# To be done:
Retype each line exactly. Skip images.

# Stored data:
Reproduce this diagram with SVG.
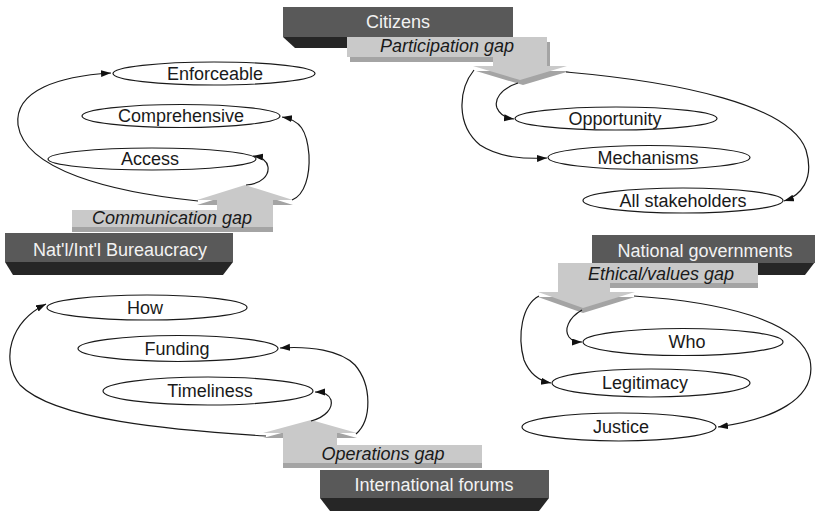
<svg xmlns="http://www.w3.org/2000/svg" width="816" height="511" viewBox="0 0 816 511">
  <defs>
    <marker id="arrow" markerUnits="userSpaceOnUse" markerWidth="11" markerHeight="8" refX="10" refY="3.5" orient="auto">
      <path d="M0,0 L10,3.5 L0,7 z" fill="#111"/>
    </marker>
  </defs>
  <style>
    .actor { fill: #595959; }
    .actor-edge { fill: #262626; }
    .gap { fill: #c9c9c9; }
    .gap-edge { fill: #a4a4a4; }
    .actor-text { font-family: "Liberation Sans", Arial, sans-serif; font-size: 18px; fill: #f2f2f2; text-anchor: middle; }
    .gap-text { font-family: "Liberation Sans", Arial, sans-serif; font-size: 18px; font-style: italic; fill: #1a1a1a; text-anchor: middle; }
    .item { fill: #ffffff; stroke: #1a1a1a; stroke-width: 1.2; }
    .item-text { font-family: "Liberation Sans", Arial, sans-serif; font-size: 18px; fill: #1a1a1a; text-anchor: middle; }
    .link { fill: none; stroke: #1a1a1a; stroke-width: 1.2; marker-end: url(#arrow); }
  </style>
  <rect width="816" height="511" fill="#ffffff"/>

  <!-- Citizens / participation gap -->
  <g id="citizens">
    <polygon class="actor-edge" points="283,37 513,37 501,48 295,48"/>
    <rect class="actor" x="283" y="7" width="230" height="30"/>
    <text class="actor-text" x="398" y="28">Citizens</text>
  </g>
  <g id="participation-gap">
    <polygon class="gap-edge" transform="translate(3,5)" points="347,37 547,37 547,66 567,66 520,80 473,66 493,66 493,57 347,57"/>
    <polygon class="gap" points="347,37 547,37 547,66 567,66 520,80 473,66 493,66 493,57 347,57"/>
    <text class="gap-text" x="447" y="52">Participation gap</text>
  </g>

  <!-- Bureaucracy / communication gap -->
  <g id="bureaucracy">
    <polygon class="actor-edge" points="5,262 233,262 223,275 13,275"/>
    <rect class="actor" x="5" y="233" width="228" height="29"/>
    <text class="actor-text" x="120" y="256">Nat'l/Int'l Bureaucracy</text>
  </g>
  <g id="communication-gap">
    <polygon class="gap-edge" transform="translate(0,5)" points="72,210 217,210 217,200 197,200 245,185 293,200 273,200 273,227 72,227"/>
    <polygon class="gap" points="72,210 217,210 217,200 197,200 245,185 293,200 273,200 273,227 72,227"/>
    <text class="gap-text" x="172" y="224">Communication gap</text>
  </g>

  <!-- National governments / ethical gap -->
  <g id="national-governments">
    <polygon class="actor-edge" points="592,262 815,262 805,275 602,275"/>
    <rect class="actor" x="592" y="235" width="223" height="28"/>
    <text class="actor-text" x="705" y="257">National governments</text>
  </g>
  <g id="ethical-gap">
    <polygon class="gap-edge" transform="translate(0,5)" points="558,263 758,263 758,283 610,283 610,292 635,292 583,308 538,292 558,292"/>
    <polygon class="gap" points="558,263 758,263 758,283 610,283 610,292 635,292 583,308 538,292 558,292"/>
    <text class="gap-text" x="661" y="280">Ethical/values gap</text>
  </g>

  <!-- International forums / operations gap -->
  <g id="international-forums">
    <polygon class="actor-edge" points="320,498 549,498 539,511 330,511"/>
    <rect class="actor" x="320" y="470" width="229" height="28"/>
    <text class="actor-text" x="434" y="491">International forums</text>
  </g>
  <g id="operations-gap">
    <polygon class="gap-edge" transform="translate(0,5)" points="283,463 283,433 263,433 311,420 357,433 337,433 337,445 482,445 482,463"/>
    <polygon class="gap" points="283,463 283,433 263,433 311,420 357,433 337,433 337,445 482,445 482,463"/>
    <text class="gap-text" x="383" y="460">Operations gap</text>
  </g>

  <!-- Items -->
  <g id="enforceable"><ellipse class="item" cx="214" cy="73.5" rx="101" ry="11.5"/><text class="item-text" x="215" y="80">Enforceable</text></g>
  <g id="comprehensive"><ellipse class="item" cx="181" cy="116" rx="99" ry="11.5"/><text class="item-text" x="181" y="122">Comprehensive</text></g>
  <g id="access"><ellipse class="item" cx="152" cy="159" rx="104" ry="11"/><text class="item-text" x="150" y="165">Access</text></g>

  <g id="opportunity"><ellipse class="item" cx="616" cy="118.5" rx="101" ry="11.5"/><text class="item-text" x="615" y="125">Opportunity</text></g>
  <g id="mechanisms"><ellipse class="item" cx="649" cy="157.5" rx="101" ry="12"/><text class="item-text" x="648" y="164">Mechanisms</text></g>
  <g id="all-stakeholders"><ellipse class="item" cx="683" cy="200.5" rx="100" ry="12.5"/><text class="item-text" x="683" y="207">All stakeholders</text></g>

  <g id="who"><ellipse class="item" cx="683" cy="342" rx="100" ry="13.5"/><text class="item-text" x="687" y="348">Who</text></g>
  <g id="legitimacy"><ellipse class="item" cx="651" cy="383" rx="99" ry="14"/><text class="item-text" x="645" y="389">Legitimacy</text></g>
  <g id="justice"><ellipse class="item" cx="619" cy="427" rx="97" ry="14"/><text class="item-text" x="621" y="433">Justice</text></g>

  <g id="how"><ellipse class="item" cx="147" cy="307.5" rx="100" ry="12.5"/><text class="item-text" x="145" y="314">How</text></g>
  <g id="funding"><ellipse class="item" cx="178" cy="348.5" rx="100" ry="13"/><text class="item-text" x="177" y="355">Funding</text></g>
  <g id="timeliness"><ellipse class="item" cx="208" cy="391" rx="105" ry="14"/><text class="item-text" x="210" y="397">Timeliness</text></g>

  <!-- Connectors -->
  <g id="connectors">
    <path class="link" d="M198,201 C110,192 25,170 18,125 C14,90 60,76 111,73"/>
    <path class="link" d="M292,200 C305,195 310,175 309,155 C307,130 300,120 282,117"/>
    <path class="link" d="M246,185 C262,184 269,175 268,167 C267,161 262,157 253,156"/>

    <path class="link" d="M474,70 C458,90 456,125 480,145 C500,158 525,159 547,158"/>
    <path class="link" d="M518,83 C500,89 494,100 497,108 C500,115 506,118 514,119"/>
    <path class="link" d="M566,72 C680,82 790,105 806,150 C815,180 800,196 784,201"/>

    <path class="link" d="M539,296 C522,305 517,335 524,360 C530,375 540,381 551,383"/>
    <path class="link" d="M582,310 C568,318 564,330 569,337 C572,341 577,342 582,342"/>
    <path class="link" d="M634,296 C720,302 800,320 810,360 C818,400 770,420 718,427"/>

    <path class="link" d="M266,436 C170,430 55,420 20,385 C0,360 10,322 46,304"/>
    <path class="link" d="M356,434 C372,420 372,385 355,365 C340,350 310,346 280,348"/>
    <path class="link" d="M311,421 C326,417 333,408 331,400 C329,394 322,392 315,392"/>
  </g>
</svg>
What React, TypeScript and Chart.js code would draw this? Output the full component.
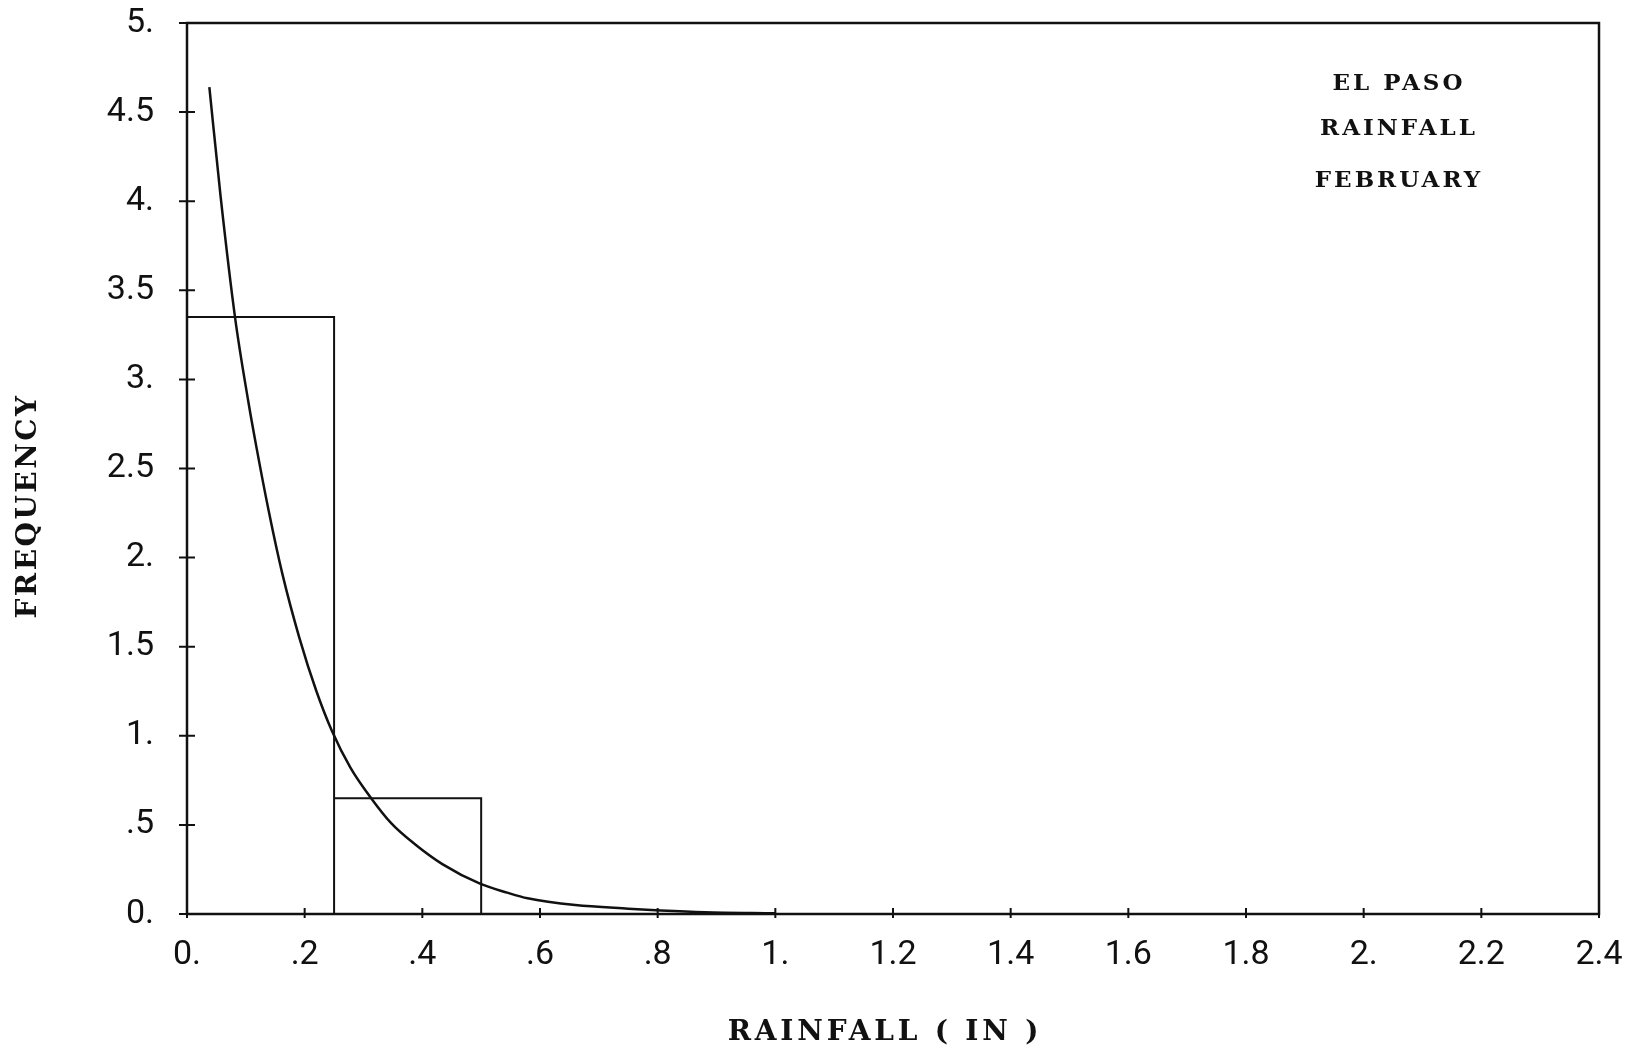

# Final answer:
Reproduce this diagram with SVG.
<svg xmlns="http://www.w3.org/2000/svg" width="816" height="511" viewBox="0 0 816 511">
  <defs>
    <marker id="arrow" markerUnits="userSpaceOnUse" markerWidth="11" markerHeight="8" refX="10" refY="3.5" orient="auto">
      <path d="M0,0 L10,3.5 L0,7 z" fill="#111"/>
    </marker>
  </defs>
  <style>
    .actor { fill: #595959; }
    .actor-edge { fill: #262626; }
    .gap { fill: #c9c9c9; }
    .gap-edge { fill: #a4a4a4; }
    .actor-text { font-family: "Liberation Sans", Arial, sans-serif; font-size: 18px; fill: #f2f2f2; text-anchor: middle; }
    .gap-text { font-family: "Liberation Sans", Arial, sans-serif; font-size: 18px; font-style: italic; fill: #1a1a1a; text-anchor: middle; }
    .item { fill: #ffffff; stroke: #1a1a1a; stroke-width: 1.2; }
    .item-text { font-family: "Liberation Sans", Arial, sans-serif; font-size: 18px; fill: #1a1a1a; text-anchor: middle; }
    .link { fill: none; stroke: #1a1a1a; stroke-width: 1.2; marker-end: url(#arrow); }
  </style>
  <rect width="816" height="511" fill="#ffffff"/>

  <!-- Citizens / participation gap -->
  <g id="citizens">
    <polygon class="actor-edge" points="283,37 513,37 501,48 295,48"/>
    <rect class="actor" x="283" y="7" width="230" height="30"/>
    <text class="actor-text" x="398" y="28">Citizens</text>
  </g>
  <g id="participation-gap">
    <polygon class="gap-edge" transform="translate(3,5)" points="347,37 547,37 547,66 567,66 520,80 473,66 493,66 493,57 347,57"/>
    <polygon class="gap" points="347,37 547,37 547,66 567,66 520,80 473,66 493,66 493,57 347,57"/>
    <text class="gap-text" x="447" y="52">Participation gap</text>
  </g>

  <!-- Bureaucracy / communication gap -->
  <g id="bureaucracy">
    <polygon class="actor-edge" points="5,262 233,262 223,275 13,275"/>
    <rect class="actor" x="5" y="233" width="228" height="29"/>
    <text class="actor-text" x="120" y="256">Nat'l/Int'l Bureaucracy</text>
  </g>
  <g id="communication-gap">
    <polygon class="gap-edge" transform="translate(0,5)" points="72,210 217,210 217,200 197,200 245,185 293,200 273,200 273,227 72,227"/>
    <polygon class="gap" points="72,210 217,210 217,200 197,200 245,185 293,200 273,200 273,227 72,227"/>
    <text class="gap-text" x="172" y="224">Communication gap</text>
  </g>

  <!-- National governments / ethical gap -->
  <g id="national-governments">
    <polygon class="actor-edge" points="592,262 815,262 805,275 602,275"/>
    <rect class="actor" x="592" y="235" width="223" height="28"/>
    <text class="actor-text" x="705" y="257">National governments</text>
  </g>
  <g id="ethical-gap">
    <polygon class="gap-edge" transform="translate(0,5)" points="558,263 758,263 758,283 610,283 610,292 635,292 583,308 538,292 558,292"/>
    <polygon class="gap" points="558,263 758,263 758,283 610,283 610,292 635,292 583,308 538,292 558,292"/>
    <text class="gap-text" x="661" y="280">Ethical/values gap</text>
  </g>

  <!-- International forums / operations gap -->
  <g id="international-forums">
    <polygon class="actor-edge" points="320,498 549,498 539,511 330,511"/>
    <rect class="actor" x="320" y="470" width="229" height="28"/>
    <text class="actor-text" x="434" y="491">International forums</text>
  </g>
  <g id="operations-gap">
    <polygon class="gap-edge" transform="translate(0,5)" points="283,463 283,433 263,433 311,420 357,433 337,433 337,445 482,445 482,463"/>
    <polygon class="gap" points="283,463 283,433 263,433 311,420 357,433 337,433 337,445 482,445 482,463"/>
    <text class="gap-text" x="383" y="460">Operations gap</text>
  </g>

  <!-- Items -->
  <g id="enforceable"><ellipse class="item" cx="214" cy="73.5" rx="101" ry="11.5"/><text class="item-text" x="215" y="80">Enforceable</text></g>
  <g id="comprehensive"><ellipse class="item" cx="181" cy="116" rx="99" ry="11.5"/><text class="item-text" x="181" y="122">Comprehensive</text></g>
  <g id="access"><ellipse class="item" cx="152" cy="159" rx="104" ry="11"/><text class="item-text" x="150" y="165">Access</text></g>

  <g id="opportunity"><ellipse class="item" cx="616" cy="118.5" rx="101" ry="11.5"/><text class="item-text" x="615" y="125">Opportunity</text></g>
  <g id="mechanisms"><ellipse class="item" cx="649" cy="157.5" rx="101" ry="12"/><text class="item-text" x="648" y="164">Mechanisms</text></g>
  <g id="all-stakeholders"><ellipse class="item" cx="683" cy="200.5" rx="100" ry="12.5"/><text class="item-text" x="683" y="207">All stakeholders</text></g>

  <g id="who"><ellipse class="item" cx="683" cy="342" rx="100" ry="13.5"/><text class="item-text" x="687" y="348">Who</text></g>
  <g id="legitimacy"><ellipse class="item" cx="651" cy="383" rx="99" ry="14"/><text class="item-text" x="645" y="389">Legitimacy</text></g>
  <g id="justice"><ellipse class="item" cx="619" cy="427" rx="97" ry="14"/><text class="item-text" x="621" y="433">Justice</text></g>

  <g id="how"><ellipse class="item" cx="147" cy="307.5" rx="100" ry="12.5"/><text class="item-text" x="145" y="314">How</text></g>
  <g id="funding"><ellipse class="item" cx="178" cy="348.5" rx="100" ry="13"/><text class="item-text" x="177" y="355">Funding</text></g>
  <g id="timeliness"><ellipse class="item" cx="208" cy="391" rx="105" ry="14"/><text class="item-text" x="210" y="397">Timeliness</text></g>

  <!-- Connectors -->
  <g id="connectors">
    <path class="link" d="M198,201 C110,192 25,170 18,125 C14,90 60,76 111,73"/>
    <path class="link" d="M292,200 C305,195 310,175 309,155 C307,130 300,120 282,117"/>
    <path class="link" d="M246,185 C262,184 269,175 268,167 C267,161 262,157 253,156"/>

    <path class="link" d="M474,70 C458,90 456,125 480,145 C500,158 525,159 547,158"/>
    <path class="link" d="M518,83 C500,89 494,100 497,108 C500,115 506,118 514,119"/>
    <path class="link" d="M566,72 C680,82 790,105 806,150 C815,180 800,196 784,201"/>

    <path class="link" d="M539,296 C522,305 517,335 524,360 C530,375 540,381 551,383"/>
    <path class="link" d="M582,310 C568,318 564,330 569,337 C572,341 577,342 582,342"/>
    <path class="link" d="M634,296 C720,302 800,320 810,360 C818,400 770,420 718,427"/>

    <path class="link" d="M266,436 C170,430 55,420 20,385 C0,360 10,322 46,304"/>
    <path class="link" d="M356,434 C372,420 372,385 355,365 C340,350 310,346 280,348"/>
    <path class="link" d="M311,421 C326,417 333,408 331,400 C329,394 322,392 315,392"/>
  </g>
</svg>
What React, TypeScript and Chart.js code would draw this? Output the full component.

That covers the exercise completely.